For Cause or
Not For Cause

For cause, or not for cause… that is the question. The FDA conducts three (3) types of inspections of sponsors of FDA-regulated products and devices; a inspection once a company submits a new application to market a new product, routine inspections of a regulated entity, and “for-cause” inspections to investigate issues that have come to FDA’s attention.

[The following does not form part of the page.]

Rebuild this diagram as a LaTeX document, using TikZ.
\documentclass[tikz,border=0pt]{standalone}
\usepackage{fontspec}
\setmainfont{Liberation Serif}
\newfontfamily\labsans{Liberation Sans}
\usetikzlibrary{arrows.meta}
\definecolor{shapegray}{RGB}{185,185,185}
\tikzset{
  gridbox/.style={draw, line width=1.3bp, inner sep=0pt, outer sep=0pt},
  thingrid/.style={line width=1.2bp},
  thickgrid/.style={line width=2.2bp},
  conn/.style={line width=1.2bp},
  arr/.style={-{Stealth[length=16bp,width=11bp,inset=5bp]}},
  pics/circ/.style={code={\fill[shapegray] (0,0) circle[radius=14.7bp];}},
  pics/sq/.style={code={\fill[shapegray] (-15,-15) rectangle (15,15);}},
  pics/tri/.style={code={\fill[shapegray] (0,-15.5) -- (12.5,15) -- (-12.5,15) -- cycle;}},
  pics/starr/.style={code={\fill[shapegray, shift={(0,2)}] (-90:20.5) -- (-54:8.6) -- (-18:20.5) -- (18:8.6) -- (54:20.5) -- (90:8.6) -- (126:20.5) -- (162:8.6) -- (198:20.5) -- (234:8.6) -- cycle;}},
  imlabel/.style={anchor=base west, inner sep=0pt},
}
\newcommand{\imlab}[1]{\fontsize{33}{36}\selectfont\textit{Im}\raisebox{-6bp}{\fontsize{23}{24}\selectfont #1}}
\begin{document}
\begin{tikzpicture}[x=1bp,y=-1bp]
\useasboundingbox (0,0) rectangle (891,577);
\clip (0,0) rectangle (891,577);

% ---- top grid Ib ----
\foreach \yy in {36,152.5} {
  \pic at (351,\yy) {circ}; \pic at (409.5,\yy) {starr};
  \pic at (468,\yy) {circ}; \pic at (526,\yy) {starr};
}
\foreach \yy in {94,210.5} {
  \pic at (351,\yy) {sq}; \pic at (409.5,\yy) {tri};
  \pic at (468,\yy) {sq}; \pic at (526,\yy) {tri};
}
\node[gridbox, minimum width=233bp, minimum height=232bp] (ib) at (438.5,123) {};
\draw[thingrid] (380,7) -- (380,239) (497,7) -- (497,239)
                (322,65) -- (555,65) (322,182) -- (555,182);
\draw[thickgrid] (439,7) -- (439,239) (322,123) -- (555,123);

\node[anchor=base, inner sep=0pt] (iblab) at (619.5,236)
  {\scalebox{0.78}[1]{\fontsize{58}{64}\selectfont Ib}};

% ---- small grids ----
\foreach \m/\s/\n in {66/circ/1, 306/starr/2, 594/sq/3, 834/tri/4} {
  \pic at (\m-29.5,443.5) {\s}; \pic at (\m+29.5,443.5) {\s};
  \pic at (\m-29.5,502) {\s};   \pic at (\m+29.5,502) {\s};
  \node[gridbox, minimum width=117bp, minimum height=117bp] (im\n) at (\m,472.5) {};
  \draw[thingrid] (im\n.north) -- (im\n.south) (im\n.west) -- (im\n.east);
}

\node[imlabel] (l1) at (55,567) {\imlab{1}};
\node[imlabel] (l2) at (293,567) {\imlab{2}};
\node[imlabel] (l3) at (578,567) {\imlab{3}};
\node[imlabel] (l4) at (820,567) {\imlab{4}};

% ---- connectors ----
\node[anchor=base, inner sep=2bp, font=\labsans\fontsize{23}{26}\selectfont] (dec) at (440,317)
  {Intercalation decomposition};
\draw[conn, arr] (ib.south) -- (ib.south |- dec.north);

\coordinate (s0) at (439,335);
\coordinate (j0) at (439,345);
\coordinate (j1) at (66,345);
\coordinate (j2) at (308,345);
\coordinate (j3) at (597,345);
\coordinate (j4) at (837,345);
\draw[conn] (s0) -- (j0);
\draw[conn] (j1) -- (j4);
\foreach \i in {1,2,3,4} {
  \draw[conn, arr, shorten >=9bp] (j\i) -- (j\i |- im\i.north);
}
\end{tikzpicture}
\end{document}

The purpose of all three (3) is to verify compliance with relevant regulations.

Common reasons
for a “for cause” audit include:
  • Specific complaints to the FDA
  • Concerns about Stakeholders involved in the research process
  • Significant issues or termination identified during research activities
  • Multiple deviations
  • FDA identified events of special interest

“For-cause” inspections can be particularly stressful on all individuals involved, so it is best to take a proactive approach and ensure that you are always prepared for a visit by the FDA. There are several ways to ensure you are prepared for both announced and unannounced inspections, including conducting regular trainings on best practices for staff and staying up to date on the current regulations/guidelines/expectations.  Teams should identify key roles and responsibilities for company personnel and establishing a contact tree if an inspector were to arrive at your facility unexpectedly.

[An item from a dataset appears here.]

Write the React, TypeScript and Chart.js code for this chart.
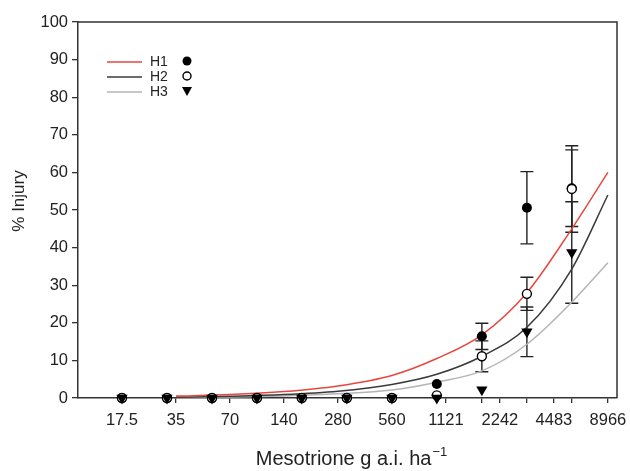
import React, { useEffect, useRef } from 'react';
import { Chart, registerables } from 'chart.js';

Chart.register(...registerables);

// ---- data ----
const doseTickLabels = ['17.5', '35', '70', '140', '280', '560', '1121', '2242', '4483', '8966'];
const doseTicks = [17.5, 35, 70, 140, 280, 560, 1121, 2242, 4483, 8966];
const yTickValues = [0, 10, 20, 30, 40, 50, 60, 70, 80, 90, 100];

const pointDoses = [17.5, 31.2, 55.6, 99, 176, 314, 560, 997, 1778, 3170, 5640];
const h1Values = [0, 0, 0, 0, 0, 0, 0, 3.7, 16.4, 50.6, 55.8];
const h1Errors = [0, 0, 0, 0, 0, 0, 0, 0, 3.5, 9.6, 10.2];
const h2Values = [0, 0, 0, 0, 0, 0, 0, 0.7, 11.1, 27.7, 55.6];
const h2Errors = [0, 0, 0, 0, 0, 0, 0, 0, 4.1, 4.4, 11.5];
const h3Values = [0, 0, 0, 0, 0, 0, 0, 0, 2.2, 17.6, 38.7];
const h3Errors = [0, 0, 0, 0, 0, 0, 0, 0, 0, 6.6, 13.5];

const curveDoses = [35, 70, 140, 280, 560, 997, 1778, 3170, 5640, 8966];
const h1Curve = [0.5, 0.9, 1.7, 3.2, 6.0, 10.5, 16.8, 28, 45, 60];
const h2Curve = [0.2, 0.45, 0.9, 1.8, 3.6, 6.3, 11.1, 18.8, 34.3, 54];
const h3Curve = [0.12, 0.27, 0.55, 1.1, 2.1, 4.2, 7.2, 14.3, 25.5, 36];

const seriesNames = ['H1', 'H2', 'H3'];
const curveColors = ['#e5483f', '#3a3a3a', '#b4b4b4'];

const FONT = "'Liberation Sans', Arial, Helvetica, sans-serif";
const INK = '#222222';

function toXY(xs: number[], ys: number[]) {
  return xs.map((x, i) => ({ x, y: ys[i] }));
}

export default function App() {
  const ref = useRef<HTMLCanvasElement>(null);

  useEffect(() => {
    const canvas = ref.current;
    if (!canvas) return;

    const errorSeries = [
      { values: h1Values, errors: h1Errors },
      { values: h2Values, errors: h2Errors },
      { values: h3Values, errors: h3Errors },
    ];

    const errorBars = {
      id: 'errorBars',
      beforeDatasetsDraw(chart: any) {
        const { ctx, scales } = chart;
        const xs = scales.x;
        const ys = scales.y;
        ctx.save();
        ctx.strokeStyle = INK;
        ctx.lineWidth = 1.4;
        errorSeries.forEach((s) => {
          s.values.forEach((v, i) => {
            const e = s.errors[i];
            if (!e) return;
            const px = xs.getPixelForValue(pointDoses[i]);
            const top = ys.getPixelForValue(v + e);
            const bot = ys.getPixelForValue(v - e);
            ctx.beginPath();
            ctx.moveTo(px, top);
            ctx.lineTo(px, bot);
            ctx.moveTo(px - 6.5, top);
            ctx.lineTo(px + 6.5, top);
            ctx.moveTo(px - 6.5, bot);
            ctx.lineTo(px + 6.5, bot);
            ctx.stroke();
          });
        });
        ctx.restore();
      },
    };

    const frame = {
      id: 'frame',
      afterDraw(chart: any) {
        const { ctx, chartArea } = chart;
        ctx.save();
        ctx.strokeStyle = '#333';
        ctx.lineWidth = 1.5;
        ctx.beginPath();
        ctx.moveTo(chartArea.left, chartArea.top);
        ctx.lineTo(chartArea.right, chartArea.top);
        ctx.lineTo(chartArea.right, chartArea.bottom);
        ctx.stroke();
        ctx.restore();
      },
    };

    const titlesAndLegend = {
      id: 'titlesAndLegend',
      afterDraw(chart: any) {
        const { ctx, chartArea } = chart;
        ctx.save();
        ctx.fillStyle = INK;
        // y title
        ctx.font = `17px ${FONT}`;
        ctx.textAlign = 'center';
        ctx.textBaseline = 'middle';
        ctx.save();
        ctx.translate(19, 201);
        ctx.rotate(-Math.PI / 2);
        ctx.fillText('% Injury', 0, 0);
        ctx.restore();

        // x title with superscript
        const main = 'Mesotrione g a.i. ha';
        const sup = '\u22121';
        ctx.font = `20px ${FONT}`;
        const wMain = ctx.measureText(main).width;
        ctx.font = `13px ${FONT}`;
        const wSup = ctx.measureText(sup).width;
        const cx = (chartArea.left + chartArea.right) / 2 + 4;
        const startX = cx - (wMain + wSup + 1) / 2;
        ctx.textAlign = 'left';
        ctx.textBaseline = 'alphabetic';
        ctx.font = `20px ${FONT}`;
        ctx.fillText(main, startX, 465);
        ctx.font = `13px ${FONT}`;
        ctx.fillText(sup, startX + wMain + 1, 456);

        // legend
        const rows = [62, 77, 92];
        ctx.font = `14px ${FONT}`;
        ctx.textBaseline = 'middle';
        rows.forEach((ry, i) => {
          ctx.strokeStyle = curveColors[i];
          ctx.lineWidth = 1.5;
          ctx.beginPath();
          ctx.moveTo(107, ry);
          ctx.lineTo(142, ry);
          ctx.stroke();
          ctx.fillStyle = INK;
          ctx.fillText(seriesNames[i], 150, ry);
          const mx = 187;
          const my = ry - 1;
          ctx.beginPath();
          if (i === 0) {
            ctx.arc(mx, my, 4.5, 0, Math.PI * 2);
            ctx.fillStyle = '#000';
            ctx.fill();
          } else if (i === 1) {
            ctx.arc(mx, my, 4, 0, Math.PI * 2);
            ctx.fillStyle = '#fff';
            ctx.fill();
            ctx.strokeStyle = '#000';
            ctx.lineWidth = 1.4;
            ctx.stroke();
          } else {
            ctx.moveTo(mx - 5, my - 4);
            ctx.lineTo(mx + 5, my - 4);
            ctx.lineTo(mx, my + 5);
            ctx.closePath();
            ctx.fillStyle = '#000';
            ctx.fill();
          }
        });
        ctx.restore();
      },
    };

    const allXTicks = Array.from(new Set([...doseTicks, ...pointDoses])).sort((a, b) => a - b);

    const pointBase = {
      type: 'scatter' as const,
      showLine: false,
      clip: false as any,
    };

    const chart = new Chart(canvas, {
      type: 'scatter',
      data: {
        datasets: [
          {
            ...pointBase,
            label: 'H1',
            data: toXY(pointDoses, h1Values),
            pointStyle: 'circle',
            pointRadius: 5,
            pointBackgroundColor: '#000',
            pointBorderColor: '#000',
            pointBorderWidth: 0,
            order: 3,
          },
          {
            ...pointBase,
            label: 'H2',
            data: toXY(pointDoses, h2Values),
            pointStyle: 'circle',
            pointRadius: 4.5,
            pointBackgroundColor: '#ffffff',
            pointBorderColor: '#000',
            pointBorderWidth: 1.4,
            order: 2,
          },
          {
            ...pointBase,
            label: 'H3',
            data: toXY(pointDoses, h3Values),
            pointStyle: 'triangle',
            pointRotation: 180,
            pointRadius: 6.5,
            pointBackgroundColor: '#000',
            pointBorderColor: '#000',
            pointBorderWidth: 0,
            order: 1,
          },
          ...[h1Curve, h2Curve, h3Curve].map((c, i) => ({
            type: 'line' as const,
            label: seriesNames[i] + ' fit',
            data: toXY(curveDoses, c),
            borderColor: curveColors[i],
            borderWidth: 1.5,
            pointRadius: 0,
            fill: false,
            cubicInterpolationMode: 'monotone' as const,
            order: 10 + i,
          })),
        ],
      },
      options: {
        responsive: false,
        animation: false,
        layout: { padding: { top: 22, right: 13, left: 0, bottom: 0 } },
        plugins: {
          legend: { display: false },
          tooltip: { enabled: false },
          title: { display: false },
        },
        scales: {
          x: {
            type: 'logarithmic',
            min: 9.95,
            max: 10080,
            afterBuildTicks: (axis: any) => {
              axis.ticks = allXTicks.map((v) => ({ value: v }));
            },
            afterFit: (scale: any) => {
              scale.height = 73;
              scale.paddingLeft = 0;
              scale.paddingRight = 0;
            },
            ticks: {
              autoSkip: false,
              maxRotation: 0,
              padding: 8,
              color: INK,
              font: { family: FONT, size: 16.5 },
              callback: (value: any) => {
                const idx = doseTicks.findIndex((d) => Math.abs(d - Number(value)) < 0.01);
                return idx >= 0 ? doseTickLabels[idx] : '';
              },
            },
            grid: {
              display: true,
              drawOnChartArea: false,
              drawTicks: true,
              tickLength: 5,
              color: '#333',
              lineWidth: 1.3,
            },
            border: { display: true, color: '#333', width: 1.5 },
          },
          y: {
            type: 'linear',
            min: 0,
            max: 100,
            afterBuildTicks: (axis: any) => {
              axis.ticks = yTickValues.map((v) => ({ value: v }));
            },
            afterFit: (scale: any) => {
              scale.width = 78;
              scale.paddingTop = 0;
              scale.paddingBottom = 0;
            },
            ticks: {
              padding: 4,
              color: INK,
              font: { family: FONT, size: 16.5 },
              callback: (value: any) => String(value),
            },
            grid: {
              display: true,
              drawOnChartArea: false,
              drawTicks: true,
              tickLength: 6,
              color: '#333',
              lineWidth: 1.3,
            },
            border: { display: true, color: '#333', width: 1.5 },
          },
        },
      },
      plugins: [errorBars, frame, titlesAndLegend],
    } as any);

    return () => chart.destroy();
  }, []);

  return (
    <canvas
      ref={ref}
      width={630}
      height={471}
      style={{ position: 'absolute', left: 0, top: 0, display: 'block', background: '#fff' }}
    />
  );
}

Not only should all parties strive for compliance, but also for showing off quality implemented throughout the work.  You can do this by maintaining up to date documentation, developing an effective and robust quality management system (QMS) and implementing a thorough inspection readiness program.

A gap analysis is an excellent way to identify gaps and weaknesses in procedures and documentation as well as highlight areas for training.  The best way to ensure that your firm is inspection ready at all times is to be proactive in preventing “for-cause” inspections and make the reactive approach the “not to be”.